As shown in Figure 6 and Table 2, compared with other methods, we can see that the PQFT method has the worst detection ability for dynamically changing images, with the smallest NSS average value. The NSS values of the FT method are relatively stable but small: around 1 under various display backgrounds, while the saliency map of the CA, HC and GR methods fluctuate greatly with the change in the background. In contrast, the proposed method has an average NSS value of 8 and is stable across different backgrounds. It can be seen from Table 2 that the HC method is completely ineffective when detecting changing defects, with the AUC values all close to 0.5. Compared with other methods, our method achieves a AUC value of 0.99, which demonstrates the highest authenticity of our method. When comparing time consumption, the PQFT method is the fastest, while the CA method consumes much more time than other methods. The time consumption of our method and the PQFT method is close to 0.7 s on average, which meets the needs of actual production.

5. Conclusions

In this paper, we propose a color line defect detection method for display screens based on color feature fusion.
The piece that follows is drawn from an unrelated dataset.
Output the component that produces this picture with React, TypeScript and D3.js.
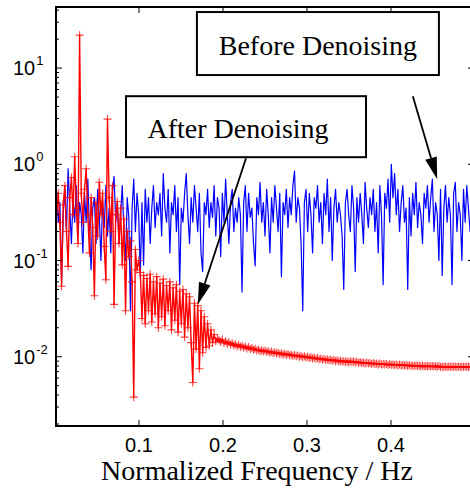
import React, { useEffect, useRef } from 'react';
import * as d3 from 'd3';

const WIDTH = 470;
const HEIGHT = 494;

// 256 spectrum bins spanning normalized frequency 0 .. 0.5
const BIN_COUNT = 256;

// magnitude spectrum before denoising (blue)
const beforeDenoising = [
  0.35, 0.5, 0.25, 0.4, 0.06, 0.3, 0.55, 0.2, 0.9, 0.35, 0.15, 0.45, 0.25, 0.6, 0.18, 0.4,
  0.3, 0.12, 0.5, 0.25, 0.7, 0.2, 0.08, 0.35, 0.45, 0.15, 0.55, 0.3, 0.1, 0.4, 0.22, 0.6,
  0.18, 0.35, 0.12, 0.5, 0.75, 0.25, 0.4, 0.15, 0.3, 0.6, 0.2, 0.1, 0.45, 0.28, 0.03, 0.35,
  0.7, 0.2, 0.5, 0.3, 0.07, 0.4, 0.09, 0.55, 0.25, 0.45, 0.15, 0.35, 0.6, 0.22, 0.4, 0.3,
  0.5, 0.18, 0.8, 0.35, 0.25, 0.55, 0.12, 0.4, 0.3, 0.6, 0.2, 0.45, 0.056, 0.35, 0.25, 0.5,
  0.8, 0.3, 0.15, 0.45, 0.25, 0.6, 0.35, 0.2, 0.5, 0.12, 0.077, 0.4, 0.3, 0.55, 0.22, 0.4,
  0.28, 0.6, 0.18, 0.45, 0.35, 0.11, 0.5, 0.25, 0.7, 0.3, 0.15, 0.4, 0.55, 0.2, 0.35, 0.25,
  0.45, 0.3, 0.047, 0.4, 0.6, 0.2, 0.5, 0.28, 0.35, 0.15, 0.088, 0.45, 0.3, 0.65, 0.25, 0.4,
  0.18, 0.55, 0.3, 0.12, 0.45, 0.25, 0.6, 0.35, 0.2, 0.5, 0.068, 0.4, 0.3, 0.55, 0.22, 0.45,
  0.3, 0.6, 0.85, 0.25, 0.45, 0.35, 0.15, 0.03, 0.4, 0.55, 0.2, 0.5, 0.3, 0.12, 0.45, 0.35,
  0.6, 0.25, 0.4, 0.15, 0.5, 0.3, 0.7, 0.2, 0.45, 0.1, 0.35, 0.55, 0.25, 0.4, 0.3, 0.18,
  0.05, 0.4, 0.55, 0.3, 0.2, 0.6, 0.35, 0.077, 0.45, 0.25, 0.5, 0.3, 0.15, 0.65, 0.35, 0.22,
  0.45, 0.3, 0.55, 0.2, 0.4, 0.12, 0.6, 0.3, 0.056, 0.5, 0.35, 0.7, 0.25, 1.0, 0.45, 0.8,
  0.3, 0.55, 0.2, 0.4, 0.6, 0.25, 0.35, 0.05, 0.45, 0.18, 0.5, 0.3, 0.65, 0.22, 0.4, 0.3,
  0.15, 0.5, 0.35, 0.6, 0.25, 0.45, 0.7, 0.2, 0.4, 0.3, 0.1, 0.55, 0.07, 0.35, 0.6, 0.25,
  0.45, 0.3, 0.056, 0.5, 0.65, 0.2, 0.4, 0.3, 0.1, 0.55, 0.25, 0.6, 0.35, 0.2, 0.45, 0.3
];

// magnitude spectrum after denoising (red, with + markers)
const afterDenoising = [
  0.42, 0.3, 0.5, 0.25, 0.054, 0.38, 0.6, 0.2, 0.087, 0.45, 0.73, 0.3, 1.2, 0.35, 0.15, 22,
  0.5, 0.25, 0.55, 0.9, 0.3, 0.12, 0.45, 0.22, 0.043, 0.4, 0.18, 0.65, 0.3, 0.5, 0.14, 0.063,
  2.95, 0.45, 0.2, 0.6, 0.035, 0.3, 0.41, 0.15, 0.35, 0.09, 0.27, 0.03, 0.2, 0.11, 0.16, 0.06,
  0.0038, 0.13, 0.08, 0.1, 0.075, 0.025, 0.07, 0.022, 0.065, 0.03, 0.072, 0.023, 0.06, 0.028, 0.068, 0.02,
  0.058, 0.026, 0.064, 0.021, 0.055, 0.03, 0.06, 0.019, 0.052, 0.024, 0.056, 0.018, 0.048, 0.022, 0.05, 0.016,
  0.045, 0.02, 0.042, 0.014, 0.0054, 0.036, 0.012, 0.034, 0.0075, 0.03, 0.011, 0.026, 0.0125, 0.022, 0.013, 0.019,
  0.014, 0.017, 0.0145, 0.0155,
  0.0148, 0.0142, 0.0151, 0.0139, 0.0145, 0.0136, 0.0141, 0.0133, 0.0138, 0.0131,
  0.0135, 0.0128, 0.0133, 0.0126, 0.013, 0.0124, 0.0128, 0.0122, 0.0126, 0.012,
  0.0123, 0.0118, 0.0121, 0.0116, 0.0119, 0.0115, 0.0117, 0.0113, 0.0116, 0.0112,
  0.0114, 0.011, 0.0113, 0.0109, 0.0111, 0.0108, 0.011, 0.0106, 0.0109, 0.0105,
  0.0108, 0.0104, 0.0107, 0.0103, 0.0105, 0.0102, 0.0104, 0.0101, 0.0103, 0.01,
  0.0102, 0.0099, 0.0101, 0.0098, 0.01, 0.0097, 0.0099, 0.0096, 0.0098, 0.0095,
  0.0097, 0.0094, 0.0096, 0.0093, 0.0095, 0.0092, 0.0094, 0.0092, 0.0093, 0.0091,
  0.0093, 0.009, 0.0092, 0.0089, 0.0091, 0.0089, 0.009, 0.0088, 0.009, 0.0087,
  0.009, 0.0088, 0.0089, 0.0087, 0.0089, 0.0086, 0.0088, 0.0086, 0.0087, 0.0085,
  0.0087, 0.0085, 0.0086, 0.0084, 0.0086, 0.0084, 0.0085, 0.0083, 0.0085, 0.0083,
  0.0084, 0.0083, 0.0084, 0.0082, 0.0084, 0.0082, 0.0083, 0.0082, 0.0083, 0.0081,
  0.0083, 0.0081, 0.0082, 0.0081, 0.0082, 0.008, 0.0082, 0.008, 0.0081, 0.008,
  0.0081, 0.008, 0.0081, 0.0079, 0.0081, 0.0079, 0.008, 0.0079, 0.008, 0.0079,
  0.008, 0.0079, 0.008, 0.0078, 0.008, 0.0078, 0.0079, 0.0078, 0.0079, 0.0078,
  0.0079, 0.0078, 0.0079, 0.0078, 0.0079, 0.0078, 0.0079, 0.0078, 0.0079, 0.0078, 0.0079, 0.0078, 0.0079, 0.0078, 0.0079, 0.0078
];

const xTicks = [0.1, 0.2, 0.3, 0.4, 0.5];
const xTickLabels = ['0.1', '0.2', '0.3', '0.4'];
const yDecades = [-2, -1, 0, 1];

// text boxes with arrows, placed in data coordinates
const annotations = [
  { label: 'Before Denoising', boxX: 0.313, boxY: 18.0, boxW: 242, boxH: 63, textDx: 0, fromX: 0.426, fromY: 5.1, toX: 0.455, toY: 0.7 },
  { label: 'After Denoising', boxX: 0.2274, boxY: 2.46, boxW: 240, boxH: 61, textDx: -8, fromX: 0.2274, fromY: 1.155, toX: 0.17, toY: 0.0348 }
];

const SANS = '"Liberation Sans", Arial, sans-serif';
const SERIF = '"Liberation Serif", "Times New Roman", serif';

export default function App() {
  const svgRef = useRef<SVGSVGElement | null>(null);

  useEffect(() => {
    if (!svgRef.current) return;
    const svg = d3.select(svgRef.current);
    svg.selectAll('*').remove();

    const margin = { top: 7, left: 55, bottom: 426, right: 475 };

    const x = d3.scaleLinear().domain([0, 0.5]).range([margin.left, margin.right]);
    const y = d3.scaleLog()
      .domain([Math.pow(10, -2.72), Math.pow(10, 1.635)])
      .range([margin.bottom, margin.top]);

    const binX = (i: number) => (i * 0.5) / BIN_COUNT;

    svg.append('rect').attr('width', WIDTH).attr('height', HEIGHT).attr('fill', '#fff');

    svg.append('clipPath').attr('id', 'plot-clip')
      .append('rect')
      .attr('x', margin.left + 1)
      .attr('y', margin.top)
      .attr('width', margin.right - margin.left)
      .attr('height', margin.bottom - margin.top);

    const plot = svg.append('g').attr('clip-path', 'url(#plot-clip)');

    const line = d3.line<number>()
      .x((_, i) => x(binX(i)))
      .y(d => y(d));

    // before denoising (blue)
    plot.append('path')
      .datum(beforeDenoising)
      .attr('d', line)
      .attr('fill', 'none')
      .attr('stroke', '#0000ff')
      .attr('stroke-width', 1.2)
      .attr('stroke-linejoin', 'round');

    // after denoising (red line + markers)
    plot.append('path')
      .datum(afterDenoising)
      .attr('d', line)
      .attr('fill', 'none')
      .attr('stroke', '#ff0000')
      .attr('stroke-width', 1.4)
      .attr('stroke-linejoin', 'round');

    const ms = 4;
    plot.append('g')
      .selectAll('path')
      .data(afterDenoising)
      .enter()
      .append('path')
      .attr('d', (d, i) => {
        const cx = x(binX(i));
        const cy = y(d);
        return `M${cx - ms},${cy}H${cx + ms}M${cx},${cy - ms}V${cy + ms}`;
      })
      .attr('stroke', '#ff0000')
      .attr('stroke-opacity', 0.75)
      .attr('stroke-width', 1.1)
      .attr('fill', 'none');

    // axes box
    const axes = svg.append('g').attr('stroke', '#000').attr('fill', 'none');
    axes.append('rect')
      .attr('x', margin.left + 1)
      .attr('y', margin.top)
      .attr('width', margin.right - margin.left - 1)
      .attr('height', margin.bottom - margin.top)
      .attr('stroke-width', 2);

    // x ticks (bottom and top, pointing inward)
    xTicks.forEach(t => {
      const px = x(t);
      axes.append('line').attr('x1', px).attr('x2', px)
        .attr('y1', margin.bottom).attr('y2', margin.bottom - 6).attr('stroke-width', 1);
      axes.append('line').attr('x1', px).attr('x2', px)
        .attr('y1', margin.top).attr('y2', margin.top + 6).attr('stroke-width', 1);
    });

    // y ticks: decades and minor ticks on left and right
    const [ylo, yhi] = y.domain();
    yDecades.concat([-3]).forEach(dec => {
      for (let k = 1; k <= 9; k++) {
        const v = k * Math.pow(10, dec);
        if (v < ylo || v > yhi) continue;
        const py = y(v);
        const len = k === 1 ? 6 : 3;
        axes.append('line').attr('x1', margin.left + 1).attr('x2', margin.left + 1 + len)
          .attr('y1', py).attr('y2', py).attr('stroke-width', 1);
        axes.append('line').attr('x1', margin.right).attr('x2', margin.right - len - 1)
          .attr('y1', py).attr('y2', py).attr('stroke-width', 1);
      }
    });

    // tick labels
    xTickLabels.forEach(label => {
      svg.append('text')
        .attr('x', x(+label))
        .attr('y', 452)
        .attr('text-anchor', 'middle')
        .attr('font-family', SANS)
        .attr('font-size', 20)
        .attr('fill', '#000')
        .text(label);
    });

    yDecades.forEach(dec => {
      const txt = svg.append('text')
        .attr('x', 13)
        .attr('y', y(Math.pow(10, dec)) + 7)
        .attr('font-family', SANS)
        .attr('font-size', 20)
        .attr('fill', '#000');
      txt.append('tspan').text('10');
      txt.append('tspan')
        .attr('font-size', 13)
        .attr('dx', 1)
        .attr('dy', -10)
        .text(String(dec));
    });

    // x axis title
    svg.append('text')
      .attr('x', 257)
      .attr('y', 480)
      .attr('text-anchor', 'middle')
      .attr('font-family', SERIF)
      .attr('font-size', 28)
      .attr('fill', '#000')
      .text('Normalized Frequency / Hz');

    // annotations
    annotations.forEach(a => {
      const g = svg.append('g');
      const x1 = x(a.fromX), y1 = y(a.fromY);
      const x2 = x(a.toX), y2 = y(a.toY);
      const ang = Math.atan2(y2 - y1, x2 - x1);
      const headLen = 22, headHalf = 6;
      const bx = x2 - headLen * Math.cos(ang);
      const by = y2 - headLen * Math.sin(ang);
      g.append('line')
        .attr('x1', x1).attr('y1', y1).attr('x2', bx).attr('y2', by)
        .attr('stroke', '#000').attr('stroke-width', 1.8);
      const nx = -Math.sin(ang), ny = Math.cos(ang);
      g.append('path')
        .attr('d', `M${x2},${y2}L${bx + nx * headHalf},${by + ny * headHalf}L${bx - nx * headHalf},${by - ny * headHalf}Z`)
        .attr('fill', '#000');

      const cx = x(a.boxX), cy = y(a.boxY);
      g.append('rect')
        .attr('x', cx - a.boxW / 2)
        .attr('y', cy - a.boxH / 2)
        .attr('width', a.boxW)
        .attr('height', a.boxH)
        .attr('fill', '#fff')
        .attr('stroke', '#000')
        .attr('stroke-width', 2);
      g.append('text')
        .attr('x', cx + a.textDx)
        .attr('y', cy + 11)
        .attr('text-anchor', 'middle')
        .attr('font-family', SERIF)
        .attr('font-size', 28)
        .attr('fill', '#000')
        .text(a.label);
    });
  }, []);

  return (
    <svg
      ref={svgRef}
      width={WIDTH}
      height={HEIGHT}
      style={{ position: 'absolute', left: 0, top: 0, background: '#fff' }}
    />
  );
}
We use a salient color feature fusion method to effectively achieve line defect feature extraction and enhancement in multiple backgrounds. In the experimental section, we compare multiple methods, and the experimental results show that our proposed method is better than the existing methods. The method will soon be deployed in a real display production line for display defect detection. We have tested our proposed method with more defect types, and the results show that the method can detect weak color features and the shape of color regions is not limited. Among other things, our method can extract color Mura defects, which will be the next direction of our continued research on the method.